McDaniel took over the position in 2017 with the endorsement of former President Donald Trump. In 2018, the GOP lost the House, then the presidency in 2020. In 2022, the party narrowly took back the House of Representatives–despite being expected to win big in both chambers of Congress. Democrats expanded their hold over the Senate, after Sen. Raphael Warnock defeated Herschel Walker in Georgia’s runoff election.
“The party has not been a leader on hustling ballots into the boxes. We’re still talking about emotionally appealing to voters, buying very expensive ads hoping that people will turn out on Election Day,” Dhillon said. “Guess what, Democrats don’t do that. They get out there where ballot harvesting and early voting are legal, which is in most states now. They get out there and they hustle those ballots.”
The attorney pointed to one of the party’s longstanding flaws: Its failure to articulate a winning message to present to the American people.
“I don’t think we have been great at articulating our vision of why people should vote for us. I think we’ve been allowing the Democrats to set the agenda and allowing them to really dictate what our party stands for and what we’re doing,” she noted.
Indeed, conservatives have often failed to bring new ideas to the table, choosing instead to rely almost exclusively on criticizing Democrats for their flawed solutions.
Dhillon also brought up excessive spending at the RNC, noting that “there’s a lot of bad consulting contracts, vendor contracts that are not competitively bid” and lamented that there is “a real sense of wanting to keep everything exactly the same” in the organization.
Indeed, RedState Managing Editor Jennifer Van Laar published a piece delving into the irresponsible spending practices of the RNC under McDaniel’s leadership, an issue that has enraged donors, both large and small.
McDaniel and the RNC responded to the report as might be expected – with deflection and personal attacks. Instead of addressing the issue, a spokesperson chose to highlight the amount of money that has been raised under McDaniel’s leadership. The chair sent an email to committee members, ostensibly to “debunk the lies about roughly 0.8% of the RNC’s total spending.”
Not surprisingly, the email did not address the exorbitant expenditures found in the report. As Van Laar noted:
That the RNC under Ronna McDaniel has brought in a lot of money isn’t in dispute. The point of the analysis, coming after losses in critical races, was the expenditures, both the types and the amounts. None of those expenses were addressed in their emails. They simply, and sadly, chose to use the same exact strategy former Rep. Katie Hill used against me to attempt to avoid accountability for her actions.

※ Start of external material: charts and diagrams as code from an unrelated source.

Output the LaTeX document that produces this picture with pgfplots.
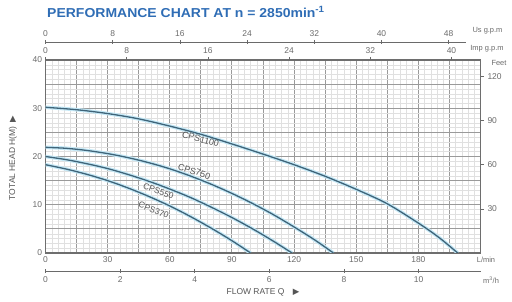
\documentclass[border=0pt]{standalone}
\usepackage{pgfplots}
\pgfplotsset{compat=1.18}
\usepackage{pgfplotstable}
\usepackage{fontspec}
\setmainfont{Liberation Sans}
\newfontfamily\symfont{DejaVu Sans}
\definecolor{titleblue}{HTML}{2F6DB5}
\definecolor{curvecol}{HTML}{3F6479}
\definecolor{halocol}{HTML}{C4E8F6}
\definecolor{lbl}{HTML}{6A6A6A}
\definecolor{txt}{HTML}{555555}
\definecolor{majgrid}{HTML}{9A9A9A}
\definecolor{mingrid}{HTML}{E0E0E0}
\definecolor{framecol}{HTML}{6E6E6E}

\pgfplotstableread{
q h
0 30.2
15 29.7
30 28.9
45 27.8
60 26.3
75 24.6
90 22.6
105 20.5
120 18.3
135 15.9
150 13.2
165 10.2
180 6.2
190 3.2
199 0
}\cpsA
\pgfplotstableread{
q h
0 21.9
10 21.7
20 21.25
30 20.6
40 19.75
50 18.7
60 17.45
70 15.95
80 14.25
90 12.35
100 10.25
110 7.95
120 5.4
130 2.7
139 0
}\cpsB
\pgfplotstableread{
q h
0 20.0
10 19.35
20 18.5
30 17.5
40 16.25
50 14.85
60 13.25
70 11.5
80 9.5
90 7.35
100 5.0
110 2.45
119 0
}\cpsC
\pgfplotstableread{
q h
0 18.3
10 17.4
20 16.3
30 15.0
40 13.45
50 11.7
60 9.75
70 7.55
80 5.15
90 2.55
99 0
}\cpsD

\pgfplotsset{
  base/.style={scale only axis, height=193bp, anchor=south west,
    tick label style={font=\fontsize{8.5}{10}\selectfont, text=lbl},
    /pgf/number format/assume math mode=true,
    tick style={lbl, line width=0.6bp}},
  haloline/.style={draw=halocol, line width=3.6bp, smooth},
  pumpline/.style={draw=curvecol, line width=1.3bp, smooth},
}
\tikzset{cpslbl/.style={text=txt, font=\fontsize{9}{10}\selectfont, inner sep=0pt}}

\begin{document}
\begin{tikzpicture}
\path[use as bounding box] (-45.5bp,-49bp) rectangle (466.5bp,253bp);

% main axis
\begin{axis}[base, width=435bp, at={(0,0)},
  xmin=0,xmax=210,ymin=0,ymax=40,
  xtick={0,15,...,210}, xticklabels={0,,30,,60,,90,,120,,150,,180,,},
  ytick={0,5,...,40}, yticklabels={0,,10,,20,,30,,40},
  minor x tick num=4, minor y tick num=4,
  grid=both,
  major grid style={majgrid, line width=0.9bp},
  minor grid style={mingrid, line width=0.4bp},
  axis line style={framecol, line width=1.4bp},
  tick pos=left, major tick length=0pt, minor tick length=0pt,
]
\addplot[haloline] table {\cpsA};
\addplot[haloline] table {\cpsB};
\addplot[haloline] table {\cpsC};
\addplot[haloline] table {\cpsD};
\addplot[pumpline] table {\cpsA};
\addplot[pumpline] table {\cpsB};
\addplot[pumpline] table {\cpsC};
\addplot[pumpline] table {\cpsD};
\node[cpslbl, rotate=-15] at (axis cs:74.9,23.6) {CPS1100};
\node[cpslbl, rotate=-18] at (axis cs:71.8,16.9) {CPS750};
\node[cpslbl, rotate=-20, font=\fontsize{8.5}{10}\selectfont] at (axis cs:54.5,12.8) {CPS550};
\node[cpslbl, rotate=-22, font=\fontsize{8.5}{10}\selectfont] at (axis cs:52.2,8.9) {CPS370};
\end{axis}

% feet axis (right)
\begin{axis}[base, width=435bp, at={(0,0)},
  xmin=0,xmax=1, ymin=0, ymax=131.234,
  hide x axis, axis y line*=right, y axis line style={draw=none},
  ytick={30,60,90,120}, tick align=outside, major tick length=3.5bp,
]
\end{axis}

% Imp gpm (top)
\begin{axis}[base, width=435bp, at={(0,0)},
  xmin=0, xmax=42.86, ymin=0, ymax=1,
  hide y axis, axis x line*=top, x axis line style={draw=none},
  xtick={0,8,...,40}, tick align=outside, major tick length=3bp,
]
\end{axis}

% US gpm (top line)
\begin{axis}[base, width=420bp, at={(0,18bp)},
  xmin=0, xmax=50, ymin=0, ymax=1,
  hide y axis, axis x line*=top, x axis line style={lbl, line width=0.6bp, -},
  xtick={0,8,...,48}, tick align=center, major tick length=4bp,
]
\end{axis}

% m3/h (bottom line)
\begin{axis}[base, width=435bp, at={(0,-18bp)},
  xmin=0, xmax=11.66, ymin=0, ymax=1,
  hide y axis, axis x line*=bottom, x axis line style={lbl, line width=0.6bp, -},
  xtick={0,2,...,10}, tick align=center, major tick length=4bp,
]
\end{axis}

\node[anchor=west, text=titleblue, font=\bfseries\fontsize{13}{15}\selectfont, inner sep=0pt, xscale=1.08] at (1.5bp,241bp) {PERFORMANCE CHART AT n = 2850min\textsuperscript{-1}};
\node[text=lbl, font=\fontsize{7.5}{9}\selectfont] at (442bp,222bp) {Us g.p.m};
\node[text=lbl, font=\fontsize{7.5}{9}\selectfont] at (441.5bp,204bp) {Imp g.p.m};
\node[text=lbl, font=\fontsize{7.5}{9}\selectfont] at (453.5bp,190bp) {Feet};
\node[text=lbl, font=\fontsize{7.5}{9}\selectfont] at (440.5bp,-7bp) {L/min};
\node[text=lbl, font=\fontsize{7.5}{9}\selectfont] at (445.5bp,-27bp) {m\textsuperscript{3}/h};
\node[text=txt, font=\fontsize{8.5}{10}\selectfont] at (217.5bp,-39bp) {FLOW RATE Q\quad{\symfont ▶}};
\node[rotate=90, text=txt, font=\fontsize{8.5}{10}\selectfont] at (-32.5bp,95bp) {TOTAL HEAD H(M)\enspace{\symfont ▶}};
\end{tikzpicture}
\end{document}
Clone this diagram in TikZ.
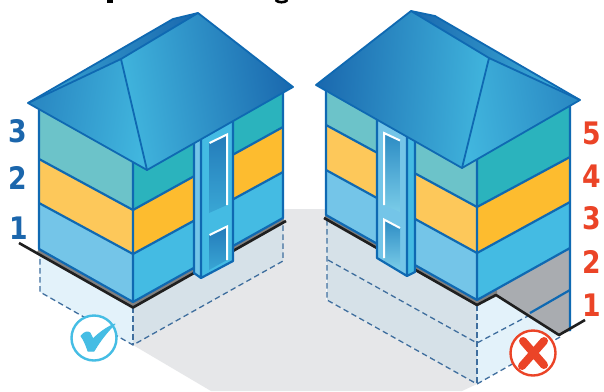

Reckless spending notwithstanding, McDaniel is still favored to win re-election and will likely continue leading the RNC, showing once again that the GOP only pretends to believe in the idea of a meritocracy. It is this hypocrisy that has soured many – including myself – on lending support to the party. Why should people continue trying to persuade the party to change, when it clearly does not want to?
Even if, by some miracle, Dhillon won the election, the establishment forces in the party would impede her progress at every turn. They would fight every effort to reform the GOP and transform it into something the American people would want to consider. These people want business as usual, as long as it keeps them in positions of power – and they clearly don’t have to lead the party to victory to do this. So, why would they care?
Perhaps there is a better way to get the leadership Americans need than to continue propping up an establishment that is not serious about affecting positive change in the country.